Headquarters did not reply. The big ships went recklessly, alarmedly, down to ground to see what had happened. They feared annihilation had struck Sinab Two.
But it hadn't. The fleet of Ades had bombed the empty planet, to be sure, but in a quite unprecedented fashion. They had simply dropped small round cases containing apparatus which was very easily made and to which not even the most conscientious of the exiles on Ades could object.
They were tiny broadcasting units, very much like the one Kim had put in a decoy-ship, which gave off the neuronic frequencies of the Disciplinary Circuit, tuned to men. The cases were seamless spheres, made of an alloy that could only be formed by powder metallurgy, and could not be melted or pierced at all.
It was the hardest substance developed in thirty thousand years of civilization. And at least one of those cases had been dropped on every large city of Sinab Two, and when they struck they began to broadcast.
* * *
8
PITCHED BATTLE
Every man in every city of the capital planet of the empire was instantly struck motionless. From the gross and corpulent emperor himself down to the least-considered scoundrel of each city's slums, every man felt his every muscle go terribly and impossibly rigid. Every man was helpless and convulsed. And the women were unaffected.
On Sinab Two, which was the capital of a civilization which considered women inferior animals, the women had not been encouraged to be intelligent. For a long time they were merely bewildered. They were afraid to try to do anything to assist their men.
Those with small boy-children doubtless were the first to dare to use their brains. It was unquestionably the mother of a small boy gone terribly motionless who desperately set out in search of help.
She reasoned fearfully that, since her own city was full of agonized statues which were men, perhaps in another city there might be aid. She tremblingly took a land-car and desperately essayed to convey her son to where something might be done for him.
And she found that
, in the open space beyond the city, he recovered from his immobility to a mere howling discomfort. As the city was left farther behind he became increasingly less unhappy and at last was perfectly normal.
But it must have been hours before that discovery became fully known, so that mothers took their boy-children beyond the range of the small cases dropped from the skies. And then wives dutifully loaded their helpless husbands upon land-cars or into freight-conveyors and so got them out to where they could rage in unbridled fury.
The emperor and his court were probably last of all to be released from the effects of the Disciplinary Circuit broadcasts by mere distance. The Empire was reduced to chaos. For fifty miles about every bomb it was impossible for any man to move a muscle.

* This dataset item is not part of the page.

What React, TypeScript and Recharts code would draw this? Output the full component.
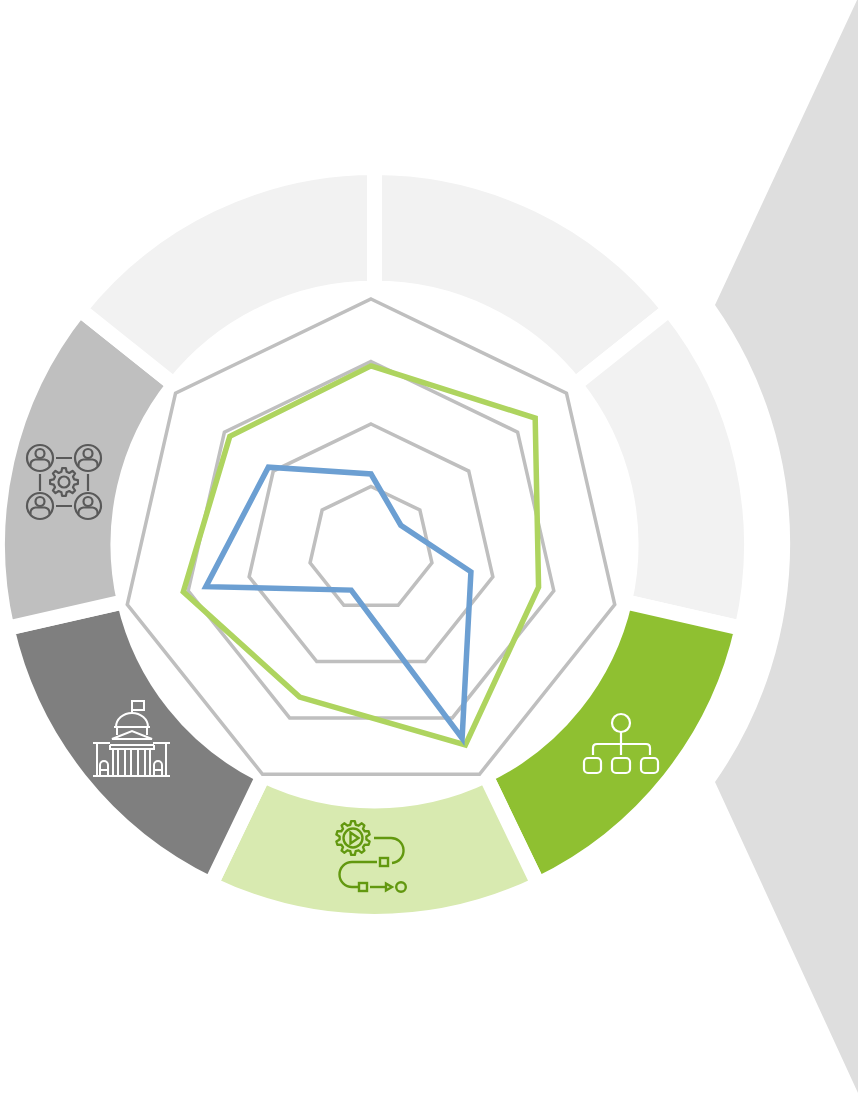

For seventy-five it was torment.
No man could go within a hundred miles of any of the small objects dropped from the Starshine and her sister-ships without experiencing active discomfort.
Obviously the cities housed the machinery of government and the matter-transmitters by which the Empire communicated with its subject worlds and the food-synthesizers and the shelters in which men were accustomed to live and the baths and lecture-halls and amusement-centers in which they diverted themselves.
Men were barred from such places absolutely. They could not govern nor read nor have food or drink or bathe or even sleep upon comfortable soft couches. For the very means of living they were dependent upon the favor of women—because women were free to go anywhere and do anything, while men had to stay in the open fields like cattle.
The foundation of the civilization of Greater Sinab was shattered because women abruptly ceased to be merely inferior animals. The defenses of that one planet were non-existent, and even the four ships just taken off went down recklessly to the seemingly unharmed cities—to land with monstrous crashes and every man in them helpless. The ships were out of action for as long as the broadcast should continue.